» **What you have to do**
Take the lines from the top down to and including the one with "662, 676, 679];" and repeat them exactly. Omit images.

|---|

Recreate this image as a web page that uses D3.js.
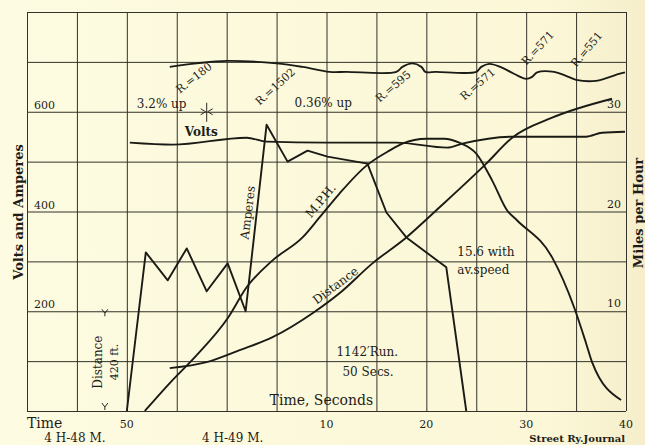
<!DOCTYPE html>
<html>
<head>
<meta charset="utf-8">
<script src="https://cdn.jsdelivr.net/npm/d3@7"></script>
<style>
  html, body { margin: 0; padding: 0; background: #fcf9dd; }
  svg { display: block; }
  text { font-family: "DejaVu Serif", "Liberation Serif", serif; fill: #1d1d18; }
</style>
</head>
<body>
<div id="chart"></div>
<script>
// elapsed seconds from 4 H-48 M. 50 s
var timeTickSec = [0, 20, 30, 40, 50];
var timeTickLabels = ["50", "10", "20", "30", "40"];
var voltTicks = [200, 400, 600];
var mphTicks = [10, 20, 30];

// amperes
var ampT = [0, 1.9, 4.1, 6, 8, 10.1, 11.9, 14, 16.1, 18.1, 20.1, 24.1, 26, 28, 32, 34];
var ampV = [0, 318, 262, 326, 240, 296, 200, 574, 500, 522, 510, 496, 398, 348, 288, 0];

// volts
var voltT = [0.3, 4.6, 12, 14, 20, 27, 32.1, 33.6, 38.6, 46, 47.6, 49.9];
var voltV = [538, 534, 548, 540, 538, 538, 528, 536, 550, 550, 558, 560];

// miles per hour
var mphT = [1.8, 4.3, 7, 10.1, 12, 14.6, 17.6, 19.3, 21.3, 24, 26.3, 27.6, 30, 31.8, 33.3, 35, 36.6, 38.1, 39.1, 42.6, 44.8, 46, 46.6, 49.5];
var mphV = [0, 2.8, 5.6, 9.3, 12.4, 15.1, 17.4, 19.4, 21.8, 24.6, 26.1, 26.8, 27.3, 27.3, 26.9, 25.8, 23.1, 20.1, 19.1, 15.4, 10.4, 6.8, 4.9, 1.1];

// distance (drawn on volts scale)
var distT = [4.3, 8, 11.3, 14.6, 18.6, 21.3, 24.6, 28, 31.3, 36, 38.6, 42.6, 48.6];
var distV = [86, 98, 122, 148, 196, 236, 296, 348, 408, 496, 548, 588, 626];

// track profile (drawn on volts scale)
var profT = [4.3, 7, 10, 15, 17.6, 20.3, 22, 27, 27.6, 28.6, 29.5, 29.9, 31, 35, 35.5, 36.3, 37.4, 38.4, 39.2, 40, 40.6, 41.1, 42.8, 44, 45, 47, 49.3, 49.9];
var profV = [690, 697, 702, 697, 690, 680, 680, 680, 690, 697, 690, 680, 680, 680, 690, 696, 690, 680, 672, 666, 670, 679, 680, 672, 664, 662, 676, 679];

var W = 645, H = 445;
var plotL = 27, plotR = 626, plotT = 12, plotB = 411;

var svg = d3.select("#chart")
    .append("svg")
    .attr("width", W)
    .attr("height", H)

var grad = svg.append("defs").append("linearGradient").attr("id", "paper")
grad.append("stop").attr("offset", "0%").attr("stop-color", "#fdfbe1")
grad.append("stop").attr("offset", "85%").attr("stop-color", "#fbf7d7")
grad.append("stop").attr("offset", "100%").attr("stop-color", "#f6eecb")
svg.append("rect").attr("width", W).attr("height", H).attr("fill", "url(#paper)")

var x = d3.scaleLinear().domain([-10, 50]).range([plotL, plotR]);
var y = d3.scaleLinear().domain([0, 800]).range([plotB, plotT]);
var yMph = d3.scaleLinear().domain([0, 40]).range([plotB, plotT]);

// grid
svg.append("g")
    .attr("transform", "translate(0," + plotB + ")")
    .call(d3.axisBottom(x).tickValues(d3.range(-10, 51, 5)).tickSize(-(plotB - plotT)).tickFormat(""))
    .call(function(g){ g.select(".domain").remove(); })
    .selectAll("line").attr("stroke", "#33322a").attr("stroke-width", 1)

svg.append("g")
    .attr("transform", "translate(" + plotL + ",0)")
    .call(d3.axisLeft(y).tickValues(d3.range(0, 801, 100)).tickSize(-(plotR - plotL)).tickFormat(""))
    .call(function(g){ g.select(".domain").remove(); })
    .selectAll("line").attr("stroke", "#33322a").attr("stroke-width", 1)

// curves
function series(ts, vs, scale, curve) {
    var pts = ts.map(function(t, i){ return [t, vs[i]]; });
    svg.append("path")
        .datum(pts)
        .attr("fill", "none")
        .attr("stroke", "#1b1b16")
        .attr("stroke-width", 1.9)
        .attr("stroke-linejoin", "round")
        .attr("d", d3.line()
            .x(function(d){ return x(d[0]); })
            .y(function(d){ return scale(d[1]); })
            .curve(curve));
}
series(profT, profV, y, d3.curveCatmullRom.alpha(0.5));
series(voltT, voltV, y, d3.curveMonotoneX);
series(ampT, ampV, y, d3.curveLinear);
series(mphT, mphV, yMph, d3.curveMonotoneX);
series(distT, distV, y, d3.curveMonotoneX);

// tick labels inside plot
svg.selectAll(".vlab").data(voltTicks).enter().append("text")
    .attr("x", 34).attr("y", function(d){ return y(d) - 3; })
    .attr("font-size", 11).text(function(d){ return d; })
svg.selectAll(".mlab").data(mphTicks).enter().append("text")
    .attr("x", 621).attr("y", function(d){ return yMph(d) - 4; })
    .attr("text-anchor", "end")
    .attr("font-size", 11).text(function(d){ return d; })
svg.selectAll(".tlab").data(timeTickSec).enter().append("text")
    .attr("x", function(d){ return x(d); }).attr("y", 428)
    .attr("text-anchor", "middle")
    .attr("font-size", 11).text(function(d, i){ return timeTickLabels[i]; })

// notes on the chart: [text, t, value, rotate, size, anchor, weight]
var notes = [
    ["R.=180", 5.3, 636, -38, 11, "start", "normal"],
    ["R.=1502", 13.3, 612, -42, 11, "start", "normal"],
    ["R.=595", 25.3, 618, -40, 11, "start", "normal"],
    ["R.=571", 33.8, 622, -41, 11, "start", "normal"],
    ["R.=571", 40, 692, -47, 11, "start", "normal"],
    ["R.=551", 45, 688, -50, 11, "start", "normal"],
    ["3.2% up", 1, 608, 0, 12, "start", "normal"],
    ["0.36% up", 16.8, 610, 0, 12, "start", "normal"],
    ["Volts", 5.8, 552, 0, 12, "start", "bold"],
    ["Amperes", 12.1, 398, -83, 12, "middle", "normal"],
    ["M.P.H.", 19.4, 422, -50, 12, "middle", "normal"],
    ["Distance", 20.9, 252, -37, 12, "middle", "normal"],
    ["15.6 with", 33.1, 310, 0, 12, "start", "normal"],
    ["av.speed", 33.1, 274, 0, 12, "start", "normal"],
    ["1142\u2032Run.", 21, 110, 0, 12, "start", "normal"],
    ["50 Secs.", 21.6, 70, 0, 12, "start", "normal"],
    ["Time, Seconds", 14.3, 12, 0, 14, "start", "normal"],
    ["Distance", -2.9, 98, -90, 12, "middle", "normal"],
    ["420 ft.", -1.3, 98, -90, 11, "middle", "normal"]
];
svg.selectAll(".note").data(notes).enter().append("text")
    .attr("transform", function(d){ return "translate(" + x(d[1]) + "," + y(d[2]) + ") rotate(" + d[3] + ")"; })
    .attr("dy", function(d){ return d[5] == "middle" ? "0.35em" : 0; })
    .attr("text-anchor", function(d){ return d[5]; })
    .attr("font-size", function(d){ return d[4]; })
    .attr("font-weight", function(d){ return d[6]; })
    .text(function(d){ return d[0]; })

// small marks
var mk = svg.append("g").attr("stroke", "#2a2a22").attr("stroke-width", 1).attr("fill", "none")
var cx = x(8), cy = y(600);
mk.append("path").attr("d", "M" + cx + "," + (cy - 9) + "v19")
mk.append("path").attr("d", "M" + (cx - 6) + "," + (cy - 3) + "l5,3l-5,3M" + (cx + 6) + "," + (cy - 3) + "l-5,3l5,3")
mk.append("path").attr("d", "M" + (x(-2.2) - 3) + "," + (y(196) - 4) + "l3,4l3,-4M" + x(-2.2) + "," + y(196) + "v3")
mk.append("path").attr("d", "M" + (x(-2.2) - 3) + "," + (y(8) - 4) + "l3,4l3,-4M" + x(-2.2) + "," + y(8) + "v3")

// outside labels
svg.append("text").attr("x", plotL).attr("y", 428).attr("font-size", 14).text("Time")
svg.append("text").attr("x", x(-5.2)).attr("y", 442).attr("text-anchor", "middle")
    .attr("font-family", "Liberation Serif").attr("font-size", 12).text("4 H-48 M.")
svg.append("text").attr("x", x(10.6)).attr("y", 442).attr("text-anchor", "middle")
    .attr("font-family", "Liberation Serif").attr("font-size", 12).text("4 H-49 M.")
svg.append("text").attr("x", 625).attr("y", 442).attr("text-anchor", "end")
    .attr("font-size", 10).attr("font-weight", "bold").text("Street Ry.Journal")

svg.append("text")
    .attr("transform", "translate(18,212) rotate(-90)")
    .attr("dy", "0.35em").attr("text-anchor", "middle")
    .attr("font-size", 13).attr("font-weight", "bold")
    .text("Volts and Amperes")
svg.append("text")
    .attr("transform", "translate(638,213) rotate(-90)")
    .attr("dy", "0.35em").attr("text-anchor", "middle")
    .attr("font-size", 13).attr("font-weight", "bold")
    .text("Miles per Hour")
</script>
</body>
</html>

|---|

» **Solved problem**
Recreate this image as a web page that uses D3.js.
<!DOCTYPE html>
<html>
<head>
<meta charset="utf-8">
<script src="https://cdn.jsdelivr.net/npm/d3@7"></script>
<style>
  html, body { margin: 0; padding: 0; background: #fcf9dd; }
  svg { display: block; }
  text { font-family: "DejaVu Serif", "Liberation Serif", serif; fill: #1d1d18; }
</style>
</head>
<body>
<div id="chart"></div>
<script>
// elapsed seconds from 4 H-48 M. 50 s
var timeTickSec = [0, 20, 30, 40, 50];
var timeTickLabels = ["50", "10", "20", "30", "40"];
var voltTicks = [200, 400, 600];
var mphTicks = [10, 20, 30];

// amperes
var ampT = [0, 1.9, 4.1, 6, 8, 10.1, 11.9, 14, 16.1, 18.1, 20.1, 24.1, 26, 28, 32, 34];
var ampV = [0, 318, 262, 326, 240, 296, 200, 574, 500, 522, 510, 496, 398, 348, 288, 0];

// volts
var voltT = [0.3, 4.6, 12, 14, 20, 27, 32.1, 33.6, 38.6, 46, 47.6, 49.9];
var voltV = [538, 534, 548, 540, 538, 538, 528, 536, 550, 550, 558, 560];

// miles per hour
var mphT = [1.8, 4.3, 7, 10.1, 12, 14.6, 17.6, 19.3, 21.3, 24, 26.3, 27.6, 30, 31.8, 33.3, 35, 36.6, 38.1, 39.1, 42.6, 44.8, 46, 46.6, 49.5];
var mphV = [0, 2.8, 5.6, 9.3, 12.4, 15.1, 17.4, 19.4, 21.8, 24.6, 26.1, 26.8, 27.3, 27.3, 26.9, 25.8, 23.1, 20.1, 19.1, 15.4, 10.4, 6.8, 4.9, 1.1];

// distance (drawn on volts scale)
var distT = [4.3, 8, 11.3, 14.6, 18.6, 21.3, 24.6, 28, 31.3, 36, 38.6, 42.6, 48.6];
var distV = [86, 98, 122, 148, 196, 236, 296, 348, 408, 496, 548, 588, 626];

// track profile (drawn on volts scale)
var profT = [4.3, 7, 10, 15, 17.6, 20.3, 22, 27, 27.6, 28.6, 29.5, 29.9, 31, 35, 35.5, 36.3, 37.4, 38.4, 39.2, 40, 40.6, 41.1, 42.8, 44, 45, 47, 49.3, 49.9];
var profV = [690, 697, 702, 697, 690, 680, 680, 680, 690, 697, 690, 680, 680, 680, 690, 696, 690, 680, 672, 666, 670, 679, 680, 672, 664, 662, 676, 679];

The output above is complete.